Real hope for Uganda’s oil exploitation was given the first concrete step last Saturday at Tanga Port on the shores of the Indian Ocean in Tanzania.
The ground-breaking for the construction of 1,445-kilometre crude oil export pipeline is a giant step forward for getting Uganda’s oil to external markets.
The proposed East African Crude Oil Pipeline runs from Hoima in western Uganda to Tanga Port on the Indian Ocean coastline.
Besides the prospects of refining of oil in Uganda to produce petrol, diesel, aviation fuel and other petro-chemical products, the pipeline offers Uganda the first realistic hope of earnings from its unprocessed oil.
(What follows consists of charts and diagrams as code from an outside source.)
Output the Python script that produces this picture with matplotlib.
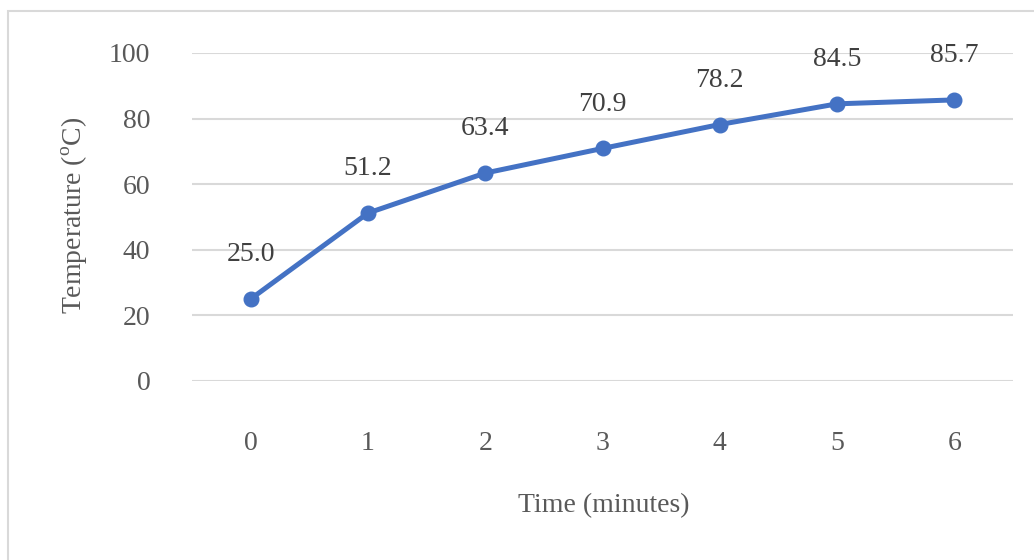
import matplotlib
matplotlib.use("Agg")
import matplotlib.pyplot as plt
from matplotlib.patches import Rectangle

# Heating curve: temperature readings taken once per minute
minutes = [0, 1, 2, 3, 4, 5, 6]
temperature = [25.0, 51.2, 63.4, 70.9, 78.2, 84.5, 85.7]
y_ticks = [0, 20, 40, 60, 80, 100]

W, H, DPI = 1034, 560, 100
plt.rcParams["font.family"] = ["Liberation Serif", "DejaVu Serif"]
plt.rcParams["mathtext.fontset"] = "custom"
plt.rcParams["mathtext.rm"] = "Liberation Serif"

text_color = "#595959"
grid_color = "#d9d9d9"
line_color = "#4472C4"

fig = plt.figure(figsize=(W / DPI, H / DPI), dpi=DPI)

# light chart-area border (top and left edges visible, rest runs off the page)
fig.patches.append(Rectangle((8 / W, -0.1), 1.2, (H - 11) / H + 0.1,
                             transform=fig.transFigure, fill=False,
                             edgecolor=grid_color, linewidth=1.5))

ax = fig.add_axes([192 / W, (H - 381) / H, (1013 - 192) / W, (381 - 53) / H])
ax.set_xlim(-0.5, 6.5)
ax.set_ylim(0, 100)

for y in y_ticks:
    ax.axhline(y, color=grid_color, linewidth=1.5, zorder=1)

ax.plot(minutes, temperature, color=line_color, linewidth=3.6,
        marker="o", markersize=10.5, zorder=3, solid_capstyle="round")

for x, t in zip(minutes, temperature):
    ax.annotate(f"{t:.1f}", (x, t), xytext=(0, 32), textcoords="offset points",
                ha="center", va="center", fontsize=20, color="#404040")

ax.set_xticks(minutes)
ax.set_xticklabels([str(m) for m in minutes])
ax.set_yticks(y_ticks)
ax.tick_params(axis="both", length=0, labelsize=20, labelcolor=text_color)
ax.tick_params(axis="y", pad=30)
ax.tick_params(axis="x", pad=36)
for s in ax.spines.values():
    s.set_visible(False)

fig.text(604 / W, 1 - 506 / H, "Time (minutes)", ha="center", va="center",
         fontsize=20, color=text_color)
fig.text(75 / W, 1 - 215 / H, r"Temperature ($^{\mathrm{o}}$C)", ha="center",
         va="center", rotation=90, fontsize=20, color=text_color)

fig.savefig("out.png", dpi=DPI, facecolor="white")
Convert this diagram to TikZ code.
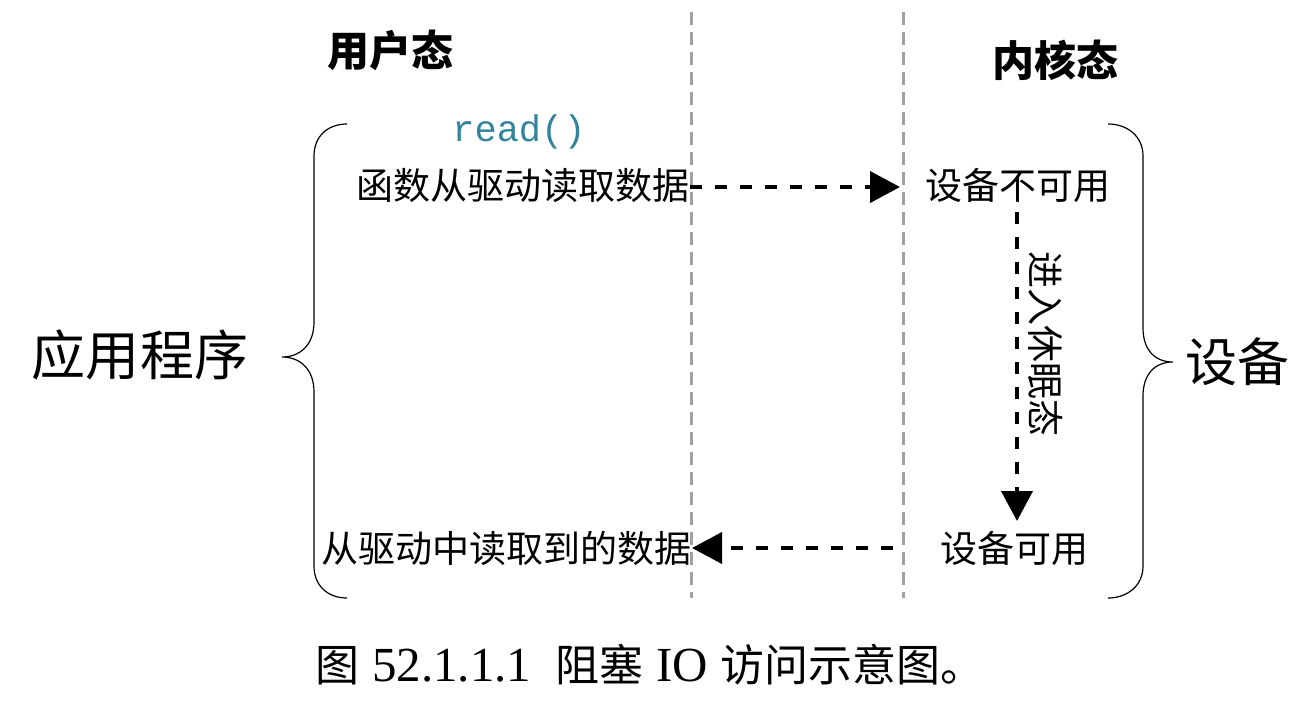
\documentclass[tikz,border=0pt]{standalone}
\usepackage{fontspec}
\setmainfont{Liberation Serif}
\setmonofont{Liberation Mono}
\newfontfamily\cjk{Noto Sans CJK SC}
\usetikzlibrary{arrows.meta}
\definecolor{tealc}{HTML}{31849B}
\definecolor{divgray}{HTML}{A0A0A0}
\tikzset{
  lbl/.style={inner sep=0pt, font=\cjk\fontsize{18.5}{20}\selectfont},
  head/.style={inner sep=0pt, font=\cjk\bfseries\fontsize{21}{23}\selectfont},
  big/.style={inner sep=0pt, font=\cjk\fontsize{27}{30}\selectfont},
  divider/.style={draw=divgray, line width=1.5pt, dash pattern=on 6.5pt off 3.5pt},
  flow/.style={draw=black, line width=2pt, dash pattern=on 6pt off 6.5pt, -{Triangle[length=15pt,width=15.5pt]}},
  brace/.style={draw=black, line width=0.6pt}
}
\newcommand{\capcjk}[1]{{\cjk\fontsize{22}{24}\selectfont #1}}
\begin{document}
\begin{tikzpicture}[x=0.5pt,y=-0.5pt]
\useasboundingbox (0,0) rectangle (1299,702);
% dividers
\coordinate (d1t) at (691,12);
\coordinate (d1b) at (691,598);
\coordinate (d2t) at (903,12);
\coordinate (d2b) at (903,598);
\draw[divider] (d1t) -- (d1b);
\draw[divider] (d2t) -- (d2b);
% headings
\node[head] (user) at (390,50) {用户态};
\node[head] (kern) at (1055,60) {内核态};
% texts
\node[inner sep=0pt, text=tealc, font=\ttfamily\fontsize{18.5}{20}\selectfont] (read) at (519,132) {read()};
\node[lbl] (fn) at (523,186) {函数从驱动读取数据};
\node[lbl] (dev1) at (1018,185) {设备不可用};
\node[lbl] (res) at (506,548) {从驱动中读取到的数据};
\node[lbl] (dev2) at (1014,548) {设备可用};
\node[lbl, rotate=-90] (sleep) at (1046,344) {进入休眠态};
\node[big] (app) at (140,355) {应用程序};
\node[big, font=\cjk\fontsize{26}{28}\selectfont] (dev) at (1237,362) {设备};
% arrows
\coordinate (a1e) at (900,187);
\coordinate (a3s) at (893,548);
\coordinate (a3e) at (692,548);
\draw[flow] (fn.east |- a1e) -- (a1e);
\coordinate (a2s) at (1017,212);
\coordinate (a2e) at (1017,521);
\draw[flow] (a2s) -- (a2e);
\draw[flow] (a3s) -- (a3e);
% braces
\draw[brace] (347,124) .. controls (328,124) and (314,136) .. (314,156) -- (314,322)
  .. controls (314,345) and (300,357) .. (282,357)
  .. controls (300,357) and (314,369) .. (314,392) -- (314,566)
  .. controls (314,586) and (328,598) .. (347,598);
\draw[brace] (1108,124) .. controls (1127,124) and (1143,136) .. (1143,156) -- (1143,328)
  .. controls (1143,350) and (1155,362) .. (1173,362)
  .. controls (1155,362) and (1143,374) .. (1143,396) -- (1143,566)
  .. controls (1143,586) and (1127,598) .. (1108,598);
% caption
\node[inner sep=0pt, font=\fontsize{24.5}{26}\selectfont] (cap) at (650,665) {\capcjk{图} 52.1.1.1\ \ \capcjk{阻塞} IO \capcjk{访问示意图。}};
\end{tikzpicture}
\end{document}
As President Museveni cited, the free crude oil export pipeline corridor should reciprocally be exploited for other economic integration ventures, including building a natural gas pipeline from Tanzania to Uganda to help process Uganda’s huge iron-ore deposits into steel.
Similarly, the twin political will between presidents Yoweri Museveni of Uganda and John Pombe Magufuli of Tanzania, should not be squandered. Neither should Uganda waste Tanzania’s extension of fraternal cooperation that should render this critical venture both cost-effective as well as profitable.
Tanzania has commendably waived transit fee, VAT, corporate income tax, depreciation tax holiday for 20 years, free land corridor where the pipeline infrastructure is to be built, in addition to promises of Tanzania taking up some shares in the pipeline.
Commendably, both presidents have also pledged to fight corruption and cut down the needless time-consuming procedures in getting the project off the ground.
But the presidents’ desire to throw away bureaucratic procedure might, nevertheless, compromise the all-essential due diligence that has come to compromise quality control and assurance of critical national projects in the name of executive orders from above.
Of course, there’s the $3.5 billion (about Shs12.8 trillion) foreign capital expenditure and financing to secure for the pipeline project.
Nevertheless, the gestures of goodwill above are great contributory commitments towards exploiting Uganda’s estimated 6.5 billion barrels of oil in the Albertine Graben.
Even when the project is not due until early 2018 and completion only projected for 2020, the ground-breaking for the East African Crude Oil Pipeline is a great leap of faith forward and should be supported.